A new economic survey of Israel by the Organization for Economic Co-operation and Development (OECD) maintains that growth is strong, unemployment is decreasing but gaps in efficiency and social cohesion remain substantial.
Efforts by the government to shrink societal gaps and inequality would prove to be conducive to economic growth, according to the report. However, such efforts will demand structural internal reforms designed to enhance vocational training and increase productivity among disadvantaged sectors.
The report posits that investment in the poorer Arab and Haredi sectors, as well as improving public transportation, are vital prerequisite steps for social cohesion.
The Gross Domestic Product (GDP) grew by 4.25% in the last quarter of 2017 and the first quarter of 2018, it says, and despite a slight decrease in the construction industry, the economy remains strong and is supported by accelerated consumer spending and exports, mostly consisting of services.
The report also mentions the increase in imported automobiles prior to the tax reforms that went into effect in January.

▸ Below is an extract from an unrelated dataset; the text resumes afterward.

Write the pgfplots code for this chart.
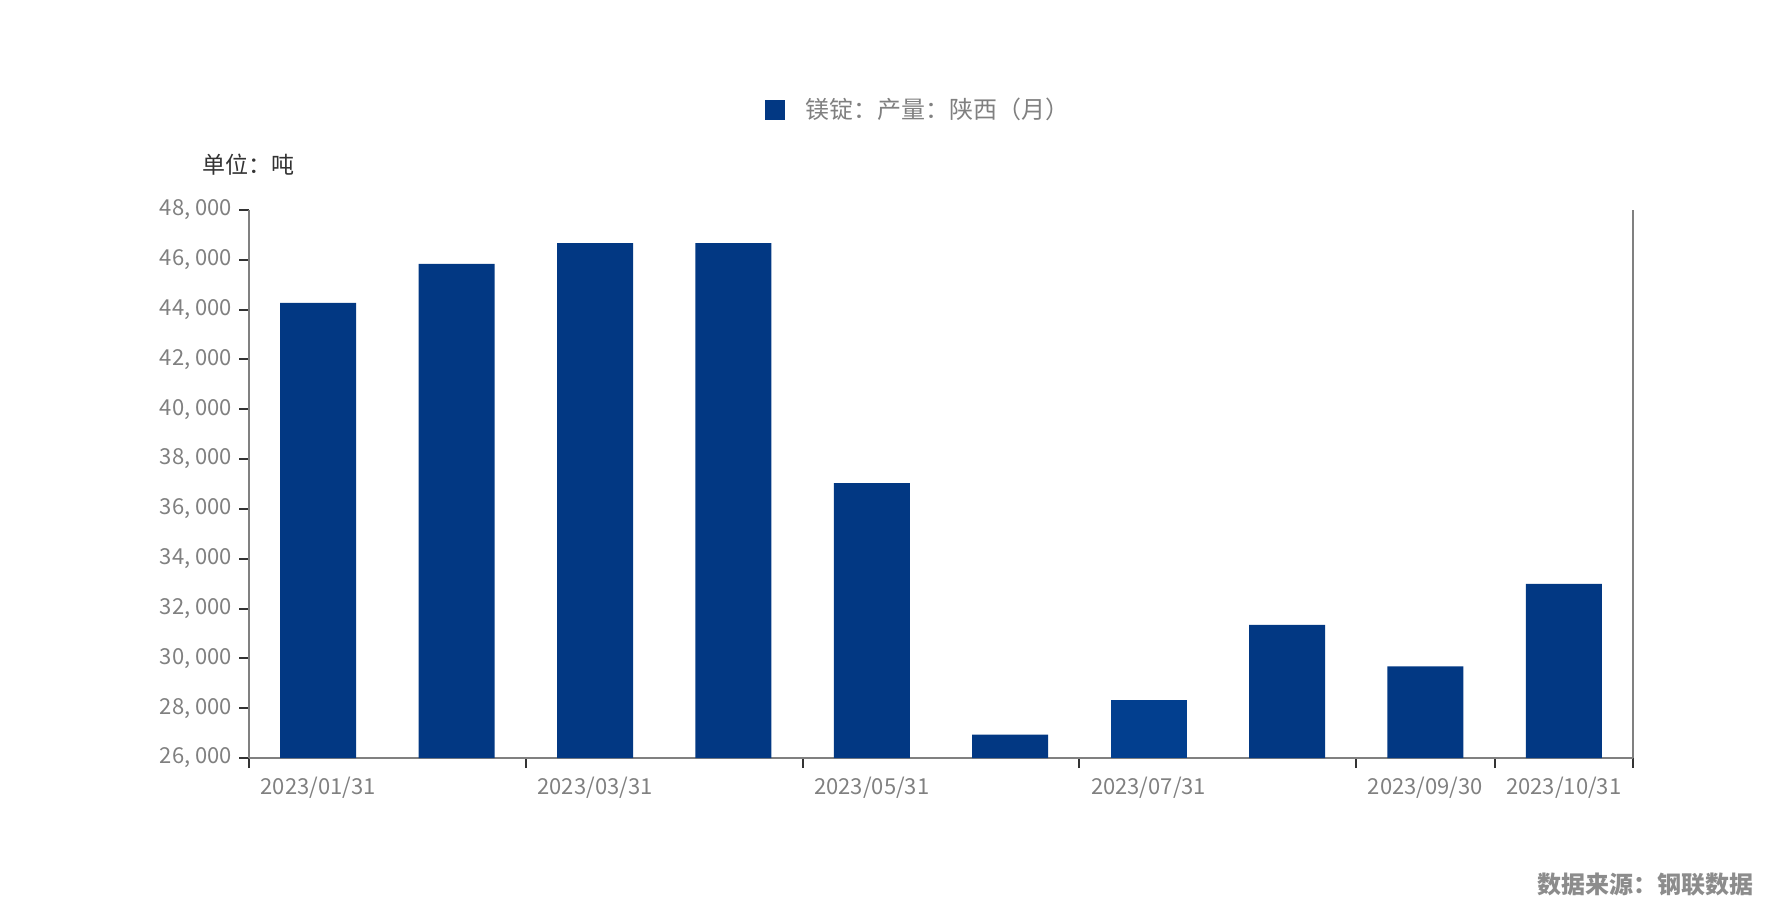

Unemployment dropped to 3.6% while the consumer price index rose last month by 0.4%. Inflation remains low, in part caused by the reduction and cancelation of tariffs.
The housing market, the report says, is steady when compared to the corresponding period of 2017 when housing prices rose by 5.4%. With the talk of tax cuts however, the report warns that local geopolitical tensions necessitate the government to maintain a significant budget surplus.
The OECD report also states that growth in Israel will increase to about 3.5 percent this year and next, with the significantly low interest rate and the global economic environment possibly serving to accelerate demand and employment.
The OECD further expects a rise in wages that will lead to a consistent accompanying rise in the inflation rate. An increase in the range of 1-3 percent, will lead to an increase in the interest rate.
The low unemployment rate should support wage increases and fuel domestic consumption. To this end, investments in high-tech and the development of Mediterranean gas fields are planned for 2019.